Use multiple clouds for an application / service. Redundant, but introduces complexity (API differences, migration)

Define: On-Premise

Resources located locally (or in a data center operated by company)

Define: Hosted

Resources hosted and managed by third-party

Define: Infrastructure as a Service

Rent IT infrastructure (servers and VMs), as well as corresponding networking and security measures.

Define: Platform as a Service

Get a on demand environment for development/deployment

Define: Function as a Service / Severless

Build app, without managing servers, as cloud vendors provide that. Using Lambdas, so better scaling?

Define: Software as a Service

Cloud hosted software, cloud provider handles all software and infrastructure.

Define: Replication

Keeping a copy of the same data on multiple machines that are connected via network

Define: Leader

Leaders are the replicas, which can be written to

Define: Follower

Followers are the nodes, who apply the replication log, they receive from leaders

Define: Synchronous Replication

Leader waits until all replicas confirm changes, before reporting success to user. Followers are guaranteed to have up to date versions of data. If follower does not answer, no writes can be done.

Define: Asynchronous Replication

Leader sends update message to all replicas, however responds success when it has made changes

Define: Catchup Recovery

Keep local log of changes already applied
After reboot, ask leader for outstanding changes

Define: Failover

Detect leader has failed
Promote new follower to leader
Adjust system accordingly

Define: Eventual Consistency

When running the same query on leader and follower results in different results. There is no limit to how far a replica can fall behind

Define: Reading you write

If a user updates a field, they are guaranteed that their reads will contain the updated information
- e.g. by reading only from the master
No guarantee for other users

Define: Monotonic Reads

Avoid time skips (e.g. comment appearing, and then gone, due to not being in other replica yet), by reading same data always from the same replica.

Define: Read Repair

Client detects stale response and writes the new response

Define: Anti-entropy process

Background process checks for inconsistencies and fixes them (unlike replication log, order is not preserved)

Define: Replica

A copy of the dataset

Define: read-after-write consistency

the ability to view changes (read data) right after making those changes

Define: Partitioning

For large datasets, or very high throughput, we need to break the data up into partitions. A piece of data, belongs to one exact partition

Define: Horizontal Partitioning

Splitting a table into multiple segments, whereby each segment has a different set of data.
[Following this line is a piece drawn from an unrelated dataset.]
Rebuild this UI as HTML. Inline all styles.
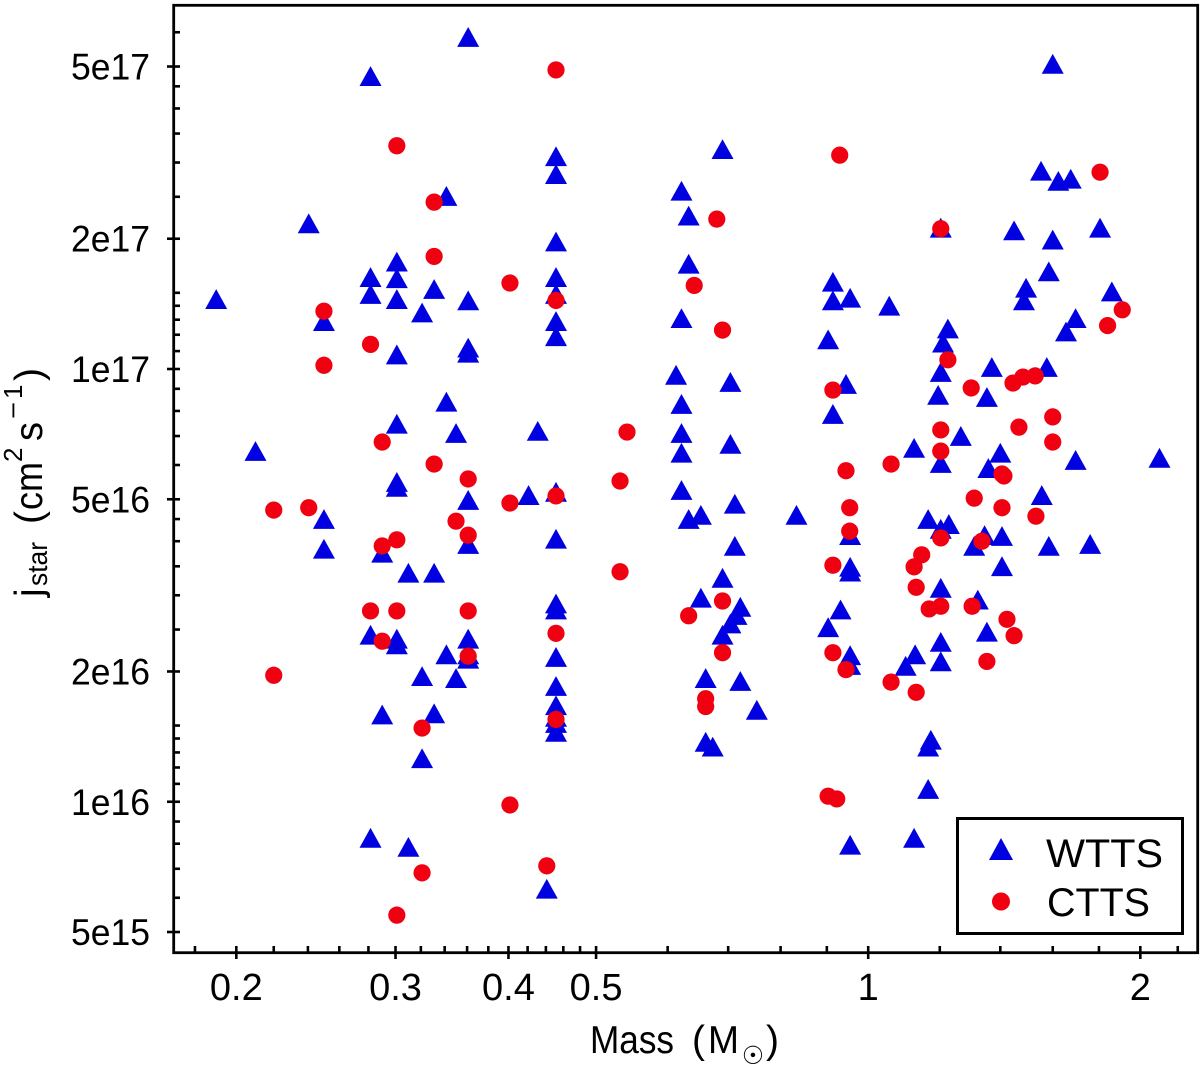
<!DOCTYPE html>
<html lang="en">
<head>
<meta charset="utf-8">
<title>Specific angular momentum versus stellar mass</title>
<style>
html,body{margin:0;padding:0;background:#fff;width:1200px;height:1066px;overflow:hidden}
svg{display:block}
text{font-family:"Liberation Sans",sans-serif;fill:#000}
</style>
</head>
<body>
<svg id="chart" xmlns="http://www.w3.org/2000/svg" width="1200" height="1066" viewBox="0 0 1200 1066">
  <rect x="0" y="0" width="1200" height="1066" fill="#fff"/>
  <g id="ticks"></g>
  <g id="tick-labels"></g>
  <g id="wtts"></g>
  <g id="ctts"></g>
  <rect x="173.7" y="5.3" width="1024" height="947.4" fill="none" stroke="#000" stroke-width="2.8"/>

  <g>
    <text x="590" y="1053" font-size="39" textLength="84" lengthAdjust="spacingAndGlyphs">Mass</text>
    <text x="692" y="1053" font-size="39">(</text>
    <text x="708" y="1053" font-size="39" textLength="31" lengthAdjust="spacingAndGlyphs">M</text>
    <text x="753" y="1064" font-size="25" text-anchor="middle" style="font-family:'DejaVu Sans',sans-serif">☉</text>
    <text x="766" y="1053" font-size="39">)</text>
  </g>

  <g>
    <text transform="translate(42,597) rotate(-90)" font-size="39">j</text>
    <text transform="translate(47,586) rotate(-90)" font-size="28" textLength="44" lengthAdjust="spacingAndGlyphs">star</text>
    <text transform="translate(42,524) rotate(-90)" font-size="39">(</text>
    <text transform="translate(42,510) rotate(-90)" font-size="39" textLength="48" lengthAdjust="spacingAndGlyphs">cm</text>
    <text transform="translate(22,462) rotate(-90)" font-size="26">2</text>
    <text transform="translate(42,441) rotate(-90)" font-size="39" textLength="19" lengthAdjust="spacingAndGlyphs">s</text>
    <text transform="translate(22,419) rotate(-90)" font-size="26" textLength="17" lengthAdjust="spacingAndGlyphs">−</text>
    <text transform="translate(22,399) rotate(-90)" font-size="26">1</text>
    <text transform="translate(42,381) rotate(-90)" font-size="39">)</text>
  </g>

  <g>
    <rect x="957.5" y="818.5" width="225" height="115" fill="#fff" stroke="#000" stroke-width="3"/>
    <g>
      <polygon points="1001,838 1013,860 989,860" fill="#0000e0"/>
      <text x="1046" y="867" font-size="40" textLength="117" lengthAdjust="spacingAndGlyphs">WTTS</text>
    </g>
    <g>
      <circle cx="1001" cy="901.5" r="9" fill="#f00010"/>
      <text x="1047" y="916" font-size="40" textLength="103" lengthAdjust="spacingAndGlyphs">CTTS</text>
    </g>
  </g>
</svg>

<script>
var xTickMajor = [0.2, 0.3, 0.4, 0.5, 1, 2];
var xTickLabels = ["0.2", "0.3", "0.4", "0.5", "1", "2"];
var xTickMinor = [0.18, 0.22, 0.24, 0.26, 0.28, 0.32, 0.34, 0.36, 0.38, 0.42, 0.44, 0.46, 0.48, 0.6, 0.7, 0.8, 0.9, 1.2, 1.4, 1.6, 1.8, 2.2];
var yTickMajor = [5e17, 2e17, 1e17, 5e16, 2e16, 1e16, 5e15];
var yTickLabels = ["5e17", "2e17", "1e17", "5e16", "2e16", "1e16", "5e15"];
var yTickMinor = [6e17, 4.5e17, 4e17, 3.5e17, 3e17, 2.5e17, 1.5e17, 1.4e17, 1.3e17, 1.2e17, 1.1e17, 9e16, 8e16, 7e16, 6e16, 4.5e16, 4e16, 3.5e16, 3e16, 2.5e16, 1.5e16, 1.4e16, 1.3e16, 1.2e16, 1.1e16, 9e15, 8e15, 7e15, 6e15];

var wttsMass = [
  0.361,0.2815,0.3415,0.2405,0.19,0.25,0.2815,0.2815,0.301,0.301,0.301,0.331,0.321,0.361,0.301,0.361,0.361,0.3415,0.301,0.35,0.21,0.301,0.301,0.361,0.25,0.25,0.29,0.361,0.31,0.331,0.2815,0.301,0.301,0.361,0.3415,0.361,0.361,0.321,0.35,0.29,0.331,0.321,0.2815,0.31,
  0.4515,0.4515,0.4515,0.4515,0.4515,0.4515,0.4515,0.4515,0.4515,0.4515,0.4515,0.4515,0.4515,0.4515,0.4515,0.4515,0.4515,0.441,0.421,0.431,
  0.69,0.6215,0.633,0.633,0.6215,0.613,0.704,0.6215,0.6215,0.6215,0.704,0.6215,0.712,0.833,0.653,0.633,0.712,0.69,0.653,0.722,0.715,0.704,0.69,0.661,0.722,0.753,0.661,0.673,
  0.914,0.914,0.955,0.903,0.945,0.914,0.955,0.955,0.955,0.932,0.903,0.955,0.955,0.955,
  1.60,1.553,1.623,1.675,1.203,1.45,1.60,1.805,1.584,1.495,1.487,1.86,1.055,1.696,1.655,1.225,1.21,1.203,1.37,1.576,1.195,1.353,1.266,1.124,1.40,1.203,1.696,2.10,1.358,1.556,1.165,1.203,1.228,1.345,1.31,1.406,1.584,1.76,1.406,1.203,1.322,1.353,1.203,1.127,1.10,1.203,1.173,1.165,1.165,1.124
];
var wttsJ = [
  5.85e17,4.75e17,2.51e17,2.17e17,1.45e17,1.29e17,1.63e17,1.49e17,1.77e17,1.62e17,1.45e17,1.53e17,1.35e17,1.44e17,1.08e17,1.12e17,1.09e17,8.4e16,7.47e16,7.11e16,6.46e16,5.34e16,5.48e16,4.98e16,4.5e16,3.84e16,3.76e16,3.94e16,3.38e16,3.38e16,2.43e16,2.31e16,2.38e16,2.38e16,2.19e16,2.14e16,2.19e16,1.95e16,1.93e16,1.59e16,1.60e16,1.26e16,8.25e15,7.86e15,
  3.1e17,2.82e17,1.97e17,1.63e17,1.49e17,1.29e17,1.19e17,5.2e16,4.05e16,2.87e16,2.78e16,2.16e16,1.85e16,1.67e16,1.57e16,1.52e16,1.45e16,6.29e15,5.11e16,7.19e16,
  3.22e17,2.58e17,2.26e17,1.75e17,1.31e17,9.69e16,9.33e16,8.3e16,7.11e16,6.4e16,6.71e16,5.25e16,4.88e16,4.6e16,4.6e16,4.5e16,3.9e16,3.29e16,2.96e16,2.82e16,2.7e16,2.58e16,2.43e16,1.93e16,1.9e16,1.63e16,1.375e16,1.34e16,
  1.59e17,1.44e17,1.46e17,1.17e17,9.23e16,7.87e16,4.13e16,3.4e16,3.49e16,2.78e16,2.53e16,2.18e16,2.07e16,7.95e15,
  5.07e17,2.87e17,2.72e17,2.75e17,2.12e17,2.09e17,1.99e17,2.12e17,1.68e17,1.54e17,1.44e17,1.51e17,1.40e17,1.31e17,1.22e17,1.24e17,1.15e17,9.84e16,1.01e17,1.01e17,8.71e16,8.61e16,7e16,6.57e16,6.4e16,6.06e16,6.16e16,6.23e16,5.9e16,5.11e16,4.5e16,4.27e16,4.38e16,4.13e16,3.9e16,4.11e16,3.9e16,3.94e16,3.5e16,3.12e16,2.93e16,2.47e16,2.34e16,2.19e16,2.06e16,2.11e16,1.39e16,1.34e16,1.07e16,8.25e15
];
var cttsMass = [
  0.301,0.331,0.331,0.25,0.4015,0.2815,0.25,0.29,0.331,0.361,0.22,0.2405,0.4015,0.35,0.361,0.301,0.29,0.2815,0.301,0.361,0.29,0.361,0.22,0.321,0.4015,0.321,0.301,
  0.4515,0.93,0.68,0.4515,0.642,0.69,0.914,0.541,0.945,0.5315,0.4515,0.954,0.954,0.914,0.5315,0.69,0.633,0.4515,0.69,0.914,0.945,0.661,0.661,0.4515,0.441,0.903,0.923,
  1.203,1.805,1.91,1.84,1.225,1.30,1.446,1.483,1.53,1.60,1.468,1.60,1.203,1.203,1.06,1.406,1.413,1.31,1.406,1.533,1.203,1.336,1.146,1.124,1.13,1.168,1.203,1.303,1.424,1.45,1.353,1.06,1.13
];
var cttsJ = [
  3.28e17,2.43e17,1.82e17,1.36e17,1.58e17,1.14e17,1.02e17,6.78e16,6.03e16,5.57e16,4.72e16,4.78e16,4.9e16,4.45e16,4.13e16,4.03e16,3.9e16,2.76e16,2.76e16,2.76e16,2.35e16,2.17e16,1.96e16,1.48e16,9.83e15,6.85e15,5.47e15,
  4.91e17,3.12e17,2.22e17,1.44e17,1.56e17,1.23e17,8.94e16,7.15e16,5.82e16,5.51e16,5.09e16,4.78e16,4.22e16,3.52e16,3.4e16,2.91e16,2.69e16,2.45e16,2.21e16,2.21e16,2.02e16,1.73e16,1.66e16,1.55e16,7.11e15,1.03e16,1.015e16,
  2.11e17,2.85e17,1.37e17,1.26e17,1.05e17,9.04e16,9.28e16,9.58e16,9.64e16,7.75e16,7.34e16,6.78e16,7.23e16,6.46e16,6.03e16,5.72e16,5.66e16,5.03e16,4.78e16,4.57e16,4.07e16,4.0e16,3.72e16,3.49e16,3.13e16,2.79e16,2.83e16,2.83e16,2.64e16,2.42e16,2.11e16,1.89e16,1.79e16
];

var SVG_NS = "http://www.w3.org/2000/svg";
function xScale(m) { return 868.2 + 904 * Math.log10(m); }
function yScale(j) { return 369 - 432.75 * (Math.log10(j) - 17); }

function line(parent, x1, y1, x2, y2, w) {
  var el = document.createElementNS(SVG_NS, "line");
  el.setAttribute("x1", x1);
  el.setAttribute("y1", y1);
  el.setAttribute("x2", x2);
  el.setAttribute("y2", y2);
  el.setAttribute("stroke", "#000");
  el.setAttribute("stroke-width", w);
  parent.appendChild(el);
  return el;
}

var tickGroup = document.getElementById("ticks");
var labelGroup = document.getElementById("tick-labels");

xTickMinor.forEach(function (v) {
  var x = xScale(v);
  var el = line(tickGroup, x, 946, x, 953, 2.6);
  
  
});
xTickMajor.forEach(function (v, i) {
  var x = xScale(v);
  var el = line(tickGroup, x, 946, x, 959, 2.6);
  
  
  var t = document.createElementNS(SVG_NS, "text");
  t.setAttribute("x", x);
  t.setAttribute("y", 1000);
  t.setAttribute("font-size", 38);
  t.setAttribute("text-anchor", "middle");
  t.textContent = xTickLabels[i];
  
  
  labelGroup.appendChild(t);
});
yTickMinor.forEach(function (v) {
  var y = yScale(v);
  var el = line(tickGroup, 173, y, 180, y, 2.6);
  
  
});
yTickMajor.forEach(function (v, i) {
  var y = yScale(v);
  var el = line(tickGroup, 167, y, 180, y, 2.6);
  
  
  var t = document.createElementNS(SVG_NS, "text");
  t.setAttribute("x", 71);
  t.setAttribute("y", y + 13);
  t.setAttribute("font-size", 37);
  t.setAttribute("textLength", 79);
  t.setAttribute("lengthAdjust", "spacingAndGlyphs");
  t.textContent = yTickLabels[i];
  
  
  labelGroup.appendChild(t);
});

var wttsGroup = document.getElementById("wtts");
wttsMass.forEach(function (m, i) {
  var cx = xScale(m);
  var cy = yScale(wttsJ[i]);
  var p = document.createElementNS(SVG_NS, "polygon");
  p.setAttribute("points", cx + "," + (cy - 10) + " " + (cx + 11) + "," + (cy + 9.8) + " " + (cx - 11) + "," + (cy + 9.8));
  p.setAttribute("fill", "#0000e0");
  
  
  wttsGroup.appendChild(p);
});

var cttsGroup = document.getElementById("ctts");
cttsMass.forEach(function (m, i) {
  var c = document.createElementNS(SVG_NS, "circle");
  c.setAttribute("cx", xScale(m));
  c.setAttribute("cy", yScale(cttsJ[i]));
  c.setAttribute("r", 8.6);
  c.setAttribute("fill", "#f00010");
  
  
  cttsGroup.appendChild(c);
});
</script>
</body>
</html>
Define: Vertical Partitioning

Split a table into multiple tables, whereby some columns are in the one table, and some in the other. Ideally, the table holds data that is linked together.

Define: Functional Partitioning

When it is possible to functionally partition data, e.g. a read only table and read-write table, one should partition these.

Define: Synchronous

Message latency no greater than known upper bound Executed at a known speed

Define: Partially synchronous

System is asynchronous for a finite time, synchronous otherwise

Define: Asynchronous

Messages may be delayed arbitrarily, could be paused, no timing guarantee

Define: Crash-Stop

Crash at any time, stops executing

Define: Crash Recovery

Crash at any time, may resume and some point in time

Define: Byzantine

Deviates from algorithm, could crash, could be malicious

Define: Failure

System as a whole is not working

Define: Fault

some part of the system is not working

Define: Node fault

crash (crash-stop/crash-recovery), deviating from algorithm (Byzantine)

Define: Network fault

dropping or significantly delaying messages

Define: Fault tolerance

System as a whole continues working, despite faults (some maximum number of faults assumed)

Define: Failure detector

Algorithm that detects whether another node is faulty

Define: Perfect Failure detector

labels a node as faulty if and only if it has crashed

Define: MTTR

Mean Time to Recovery

Define: MTBF

Mean Time Between Failures

Define: SLO

Service Level Objective Percentage of requests that need to return a correct response within a specific time

e.g. 99.9% of Requests in a a day get a response in 200ms

Define: SLO

Service Level Agreement Contract specifying a SLO, typically with penalties for violation

Define: Physical Clocks

Count number of seconds elapsed

Define: Clock Skew

Difference between two clocks

Define: Time of Day Clock

Time since a fixed date (e.g. Unix Epoch)

Define: Monotonic Clock

Time since arbitrary point (e.g. boot)

Define: Logical Clocks

Count Events (messages sent)

Define: ppm

Parts per Million Used to measure Quartz drift

Define: Single Leader Approach (Total Order Broadcast)

One node designated leader
Broadcast by sending to leader
Single point of failure -> Hard to change leader

Define: Logical Clocks Approach (Total Order Broadcast)

Attach a vector timestamp to every message
Deliver messages in order of timestamps
Requires FIFO links
- Wait until timestamp >=T on every node before continuing

Define: State Machine Replication

FIFO Total Order Broadcast all replica updates
Replica applies update
Replica acts as a state machine, whereby all replicas start at the same point and have the same inputs

Define: Consensus

When several nodes come to an agreement about an single value

Define: Uniform agreement

no two nodes decide differently

Define: Integrity

no node decides twice

Define: Validity

if a node decides value v, then v was proposed by some node.

Define: Termination

every node that does not crash, eventually decides some value.

Define: Term (Raft)

Time period, whereby there is at most 1 leader (sometimes none)

Define: ACID

Atomicity, Consistency, Isolation, Durability

Define: Strict Serializability / Strong One Copy Serializability

Combine Serializability and Linearizability

Define: Linearizability

Every operation takes effect atomically
All operations executed as if on a single copy of data
- Despite being multiple replicas
Every op returns an up to date value (strong consistency)

Define: Serializability

The outcome of a series of parallel executed transactions is the same if it were executed serially (without overlapping time)

Define: Eventual Consistency

If there are no more updates, replicas will eventually go towards the same state (may take a long time)

Define: Strong Eventual Consistency

If two replicas communicate with one another, they will converge towards the same state, even if updates occur. Consists of…

Eventual Delivery
Convergence

Define: Optimistic Replication

Replicas process operations based off of local state only

Define: Eventual Delivery

Every update made to a non-faulty replica is eventually passed on to every other non-faulty replica

Define: Convergence

Any two replicas that have processed the same set of updates are in the same state (even if processing order differs)

Define: LWW

Last Writer Wins

Define: Commutative

Order of delivery does not matter